広告制作においてよくあるケースとしては、他人の著作物を「参考にして」別の創作物を制作した場合、著作権侵害にあたるケースがあります。いわゆる「パクり」か「類似しているだけ」なのか、という問題です。似ているだけでも著作権侵害に当たるのか。どの程度だったら「参考にして」いいのでしょうか。詳しく解説していきます。
似ている=著作権侵害!?
「参考に」しただけで単にアイデアやスタイルを模倣しただけでは通常は著作権侵害にはなりませんが、具体的な表現や構成が類似している場合は問題になることがあります。したがって、どの程度の創作が加えられているかが、法的な問題になるかどうかの鍵を握ります。つまり、「似ている」だけでは著作権侵害になるとは言い切れません。著作権侵害となる要素として、侵害したとされる作品に「依拠(いきょ)」したかどうか、が重要になります。
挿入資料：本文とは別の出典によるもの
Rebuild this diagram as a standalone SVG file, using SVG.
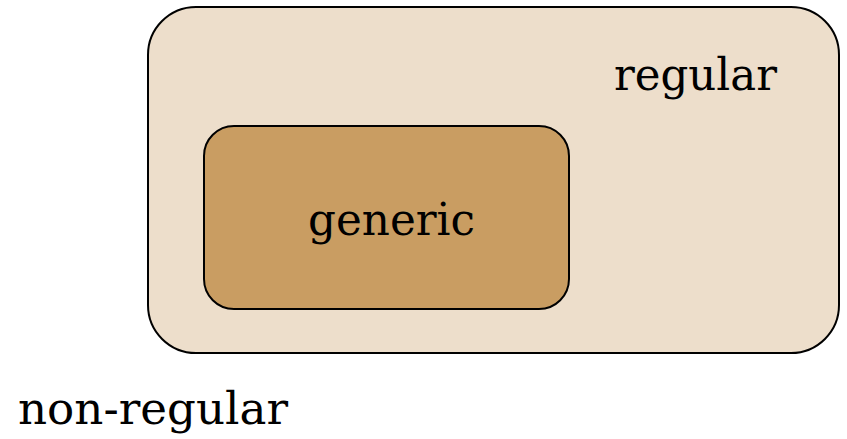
<svg xmlns="http://www.w3.org/2000/svg" width="847" height="439" viewBox="0 0 847 439">
  <style>
    .box { stroke: #000; stroke-width: 2; }
    .outer { fill: #eddecb; }
    .inner { fill: #c99d62; }
    .label { font-family: "DejaVu Serif", "Liberation Serif", serif; font-size: 44px; fill: #000; }
  </style>
  <rect width="847" height="439" fill="#fff"/>
  <g id="regular">
    <rect class="box outer" x="148" y="7" width="691" height="346" rx="48" ry="48"/>
    <text class="label" x="614" y="90" textLength="163" lengthAdjust="spacingAndGlyphs">regular</text>
  </g>
  <g id="generic">
    <rect class="box inner" x="204" y="126" width="365" height="183" rx="30" ry="30"/>
    <text class="label" x="308" y="235" textLength="167" lengthAdjust="spacingAndGlyphs">generic</text>
  </g>
  <g id="non-regular">
    <text class="label" x="18" y="424" textLength="270" lengthAdjust="spacingAndGlyphs">non-regular</text>
  </g>
  <g id="connectors"/>
</svg>
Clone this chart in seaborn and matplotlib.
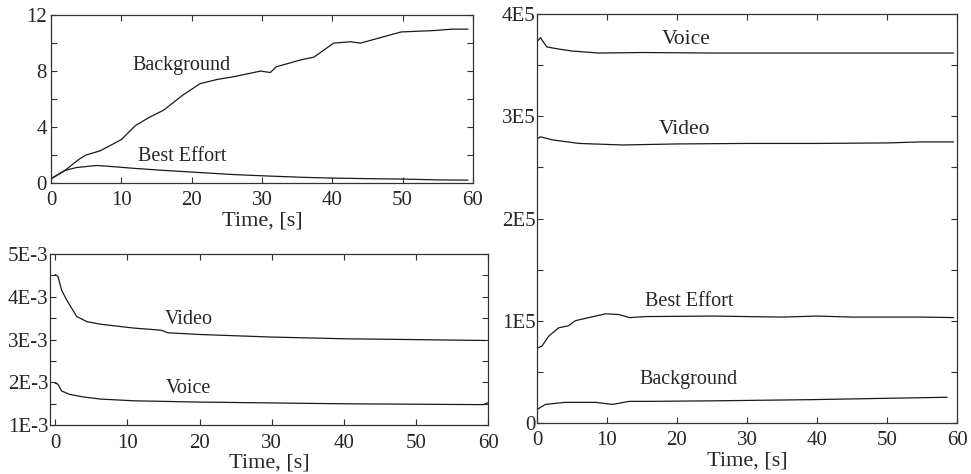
import numpy as np
import pandas as pd
import matplotlib
matplotlib.use("Agg")
import matplotlib.pyplot as plt
import seaborn as sns
from matplotlib.ticker import FixedLocator, MultipleLocator

# ---------------- data ----------------
# Top-left panel
tl_bg_t = [0, 2, 4, 5, 7, 10, 12, 14, 16, 18.8, 21.2, 23.6, 26, 29.8, 31.2, 32, 35.5, 37.4, 40.2, 42.6, 44, 49.8, 54.5, 57, 59.3]
tl_bg_v = [0.3, 0.9, 1.7, 2.0, 2.3, 3.1, 4.1, 4.7, 5.2, 6.3, 7.1, 7.4, 7.6, 8.0, 7.9, 8.3, 8.8, 9.0, 10.0, 10.1, 10.0, 10.8, 10.9, 11.0, 11.0]
tl_be_t = [0, 2, 3.6, 5.5, 6.5, 8, 11.7, 16, 21, 26, 30.7, 36, 40, 46, 50, 55, 59.3]
tl_be_v = [0.3, 0.9, 1.1, 1.2, 1.25, 1.2, 1.05, 0.9, 0.75, 0.6, 0.5, 0.4, 0.35, 0.3, 0.28, 0.22, 0.2]

# Bottom-left panel (values in units of 1E-3)
bl_video_t = [0, 0.4, 0.9, 1.6, 3.0, 4.4, 6.3, 10.9, 14.7, 15.6, 20, 30, 40, 50, 59.5]
bl_video_v = [4.52, 4.48, 4.16, 3.93, 3.54, 3.42, 3.36, 3.27, 3.22, 3.16, 3.12, 3.06, 3.02, 3.0, 2.98]
bl_voice_t = [0, 0.4, 0.9, 2.0, 3.9, 6.3, 10.9, 20, 30, 40, 50, 59.3, 60]
bl_voice_v = [1.98, 1.96, 1.80, 1.72, 1.66, 1.61, 1.57, 1.54, 1.52, 1.50, 1.49, 1.48, 1.53]

# Right panel (values in units of 1E5)
r_voice_t = [0, 0.5, 1.4, 3, 5, 8.8, 15, 25, 35, 45, 55, 59.5]
r_voice_v = [3.73, 3.77, 3.68, 3.66, 3.64, 3.62, 3.625, 3.62, 3.62, 3.62, 3.62, 3.62]
r_video_t = [0, 0.5, 2.2, 6, 12.2, 20, 30, 40, 50, 55, 59.5]
r_video_v = [2.78, 2.80, 2.77, 2.735, 2.72, 2.73, 2.735, 2.735, 2.74, 2.75, 2.75]
r_be_t = [0, 0.7, 1.7, 3.1, 4.5, 5.5, 7.4, 9.8, 11.7, 13.2, 15.6, 25, 35, 40, 45, 55, 59.5]
r_be_v = [0.73, 0.75, 0.85, 0.93, 0.95, 1.0, 1.03, 1.067, 1.06, 1.03, 1.04, 1.045, 1.035, 1.045, 1.035, 1.035, 1.03]
r_bg_t = [0, 1.2, 4, 8.4, 10.8, 13.2, 16, 25, 39.5, 50, 58.6]
r_bg_v = [0.13, 0.18, 0.20, 0.20, 0.18, 0.21, 0.21, 0.215, 0.227, 0.24, 0.25]

x_ticks = [0, 10, 20, 30, 40, 50, 60]
tl_yticks = [0, 4, 8, 12]
tl_ylabels = ["0", "4", "8", "12"]
bl_yticks = [1, 2, 3, 4, 5]
bl_ylabels = ["1E-3", "2E-3", "3E-3", "4E-3", "5E-3"]
r_yticks = [0, 1, 2, 3, 4]
r_ylabels = ["0", "1E5", "2E5", "3E5", "4E5"]
xlabel = "Time, [s]"

# ---------------- style ----------------
sns.set_style("ticks")
plt.rcParams["font.family"] = ["Liberation Serif", "DejaVu Serif"]
plt.rcParams["font.size"] = 14.5

fig = plt.figure(figsize=(9.71, 4.74), dpi=100)
ax_tl = fig.add_axes([0.0525, 0.614, 0.4345, 0.354])
ax_bl = fig.add_axes([0.0515, 0.103, 0.4515, 0.361])
ax_r = fig.add_axes([0.553, 0.108, 0.4326, 0.862])

line_kw = dict(color="#1a1a1a", linewidth=0.9, legend=False)

def df(t, v):
    return pd.DataFrame({"t": t, "v": v})

sns.lineplot(data=df(tl_bg_t, tl_bg_v), x="t", y="v", ax=ax_tl, **line_kw)
sns.lineplot(data=df(tl_be_t, tl_be_v), x="t", y="v", ax=ax_tl, **line_kw)
sns.lineplot(data=df(bl_video_t, bl_video_v), x="t", y="v", ax=ax_bl, **line_kw)
sns.lineplot(data=df(bl_voice_t, bl_voice_v), x="t", y="v", ax=ax_bl, **line_kw)
sns.lineplot(data=df(r_voice_t, r_voice_v), x="t", y="v", ax=ax_r, **line_kw)
sns.lineplot(data=df(r_video_t, r_video_v), x="t", y="v", ax=ax_r, **line_kw)
sns.lineplot(data=df(r_be_t, r_be_v), x="t", y="v", ax=ax_r, **line_kw)
sns.lineplot(data=df(r_bg_t, r_bg_v), x="t", y="v", ax=ax_r, **line_kw)

def style(ax, xlim, ylim, yticks, ylabels, yminor, ypad):
    ax.set_xlim(*xlim)
    ax.set_ylim(*ylim)
    ax.xaxis.set_major_locator(FixedLocator(x_ticks))
    ax.set_xticklabels([str(x) for x in x_ticks])
    ax.yaxis.set_major_locator(FixedLocator(yticks))
    ax.set_yticklabels(ylabels)
    ax.yaxis.set_minor_locator(MultipleLocator(yminor))
    ax.set_xlabel(xlabel, fontsize=16, labelpad=1)
    ax.set_ylabel("")
    for s in ax.spines.values():
        s.set_visible(True)
        s.set_linewidth(0.9)
        s.set_color("#333333")
    ax.tick_params(which="both", direction="in", top=True, right=True,
                   length=4, width=0.8, color="#333333", labelsize=15)
    ax.tick_params(axis="x", pad=6)
    ax.tick_params(axis="y", pad=ypad)

style(ax_tl, (0, 60), (0, 12), tl_yticks, tl_ylabels, 2, 3)
style(ax_bl, (-0.7, 60), (1, 5), bl_yticks, bl_ylabels, 0.5, 1)
style(ax_r, (0, 60), (0, 4), r_yticks, r_ylabels, 0.5, 1)

txt = dict(fontsize=14.5, ha="center", va="center")
ax_tl.text(18.6, 8.4, "Background", **txt)
ax_tl.text(18.6, 1.86, "Best Effort", **txt)
ax_bl.text(18.5, 3.46, "Video", **txt)
ax_bl.text(18.5, 1.86, "Voice", **txt)
ax_r.text(21.3, 3.75, "Voice", fontsize=15.5, ha="center", va="center")
ax_r.text(21.1, 2.87, "Video", fontsize=15.5, ha="center", va="center")
ax_r.text(21.8, 1.19, "Best Effort", **txt)
ax_r.text(21.6, 0.42, "Background", **txt)

fig.savefig("out.png", dpi=100)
著作権における「依拠」とは、ある創作物が他の既存の著作物に基づいて制作された場合、その新しい創作物が元となる著作物にどの程度依存しているかという関係を指します。特に、新しい作品が元の作品の特定の表現やアイデア、スタイルなどに重く依拠している場合、著作権侵害のリスクが高まります。創作物が元の作品から十分な創造的距離を置いているかどうかが、著作権侵害の判断において重要になります。
しかし、「依拠されていないこと」を立証するのは非常に難しい問題です。なぜなら、作品間の類似性が偶然の一致なのか、あるいは意図的な模倣であるかを明らかにするには、具体的な証拠が必要だからです。特に、制作におけるプロセスは個々のクリエイターの内面的な動機や影響を追跡しにくく、新しい作品が既存の作品に依拠していないと断定するには、明確な創作の独立性を証明する必要があります。この立証の難しさから、著作権侵害の問題は、長期にわたる法的な争いに発展することもあります。
著作権侵害だと訴えられてしまったら…
もし著作権侵害で訴えられた場合、自分の作品が訴え元の作品に依拠していないことを立証するのはとても困難です。この証明が法的な争いにおいて鍵となりますが、それには専門的な知識を持った弁護士の助けが必要となり、かなりの資金が必要になることもあります。争う場合の資金的な体力と、立証のための証拠が用意できるかどうかで、争うかどうかの判断をすべきです。資金面や、立証の証拠が十分でない場合は、裁判に進む前に速やかに和解を図るなど、訴訟を取り下げる選択肢を検討することをお勧めします。著作権侵害の問題は、訴える側も訴えられた側のいずれも立証が難しく、前述の通り長期戦となることが多いため、期間が長かれば長いほどお金も労力もかかるため、迅速な対応が重要です。
まとめ
今回は知的財産権のひとつである著作権について簡単に紹介しました。著作権の正しい理解と適切な管理は、クリエイターの創作活動においてとても重要です。
誰もがクリエイターとして活動できる時代だからこそ、著作権侵害による訴訟リスクを避けるためには、著作物に関する権利とその使用について明確に理解し、適切な手続きを踏むことが求められます。もし著作権侵害で訴えられた場合は、迅速な対応が重要であり、争う前に和解の可能性を探ることも考慮すべきです。長引く訴訟には多大なコストと時間がかかるため、事前の予防策として著作権に関する知識を身につけ、常に法的な側面から創作活動を守ることがクリエイターにとって必要不可欠です。
文化の発展を目的とする権利・制度として生まれたのが著作権です。クリエイターや、自社、元請け企業をトラブルから守るためにも、しっかりと把握しておくことが大切です。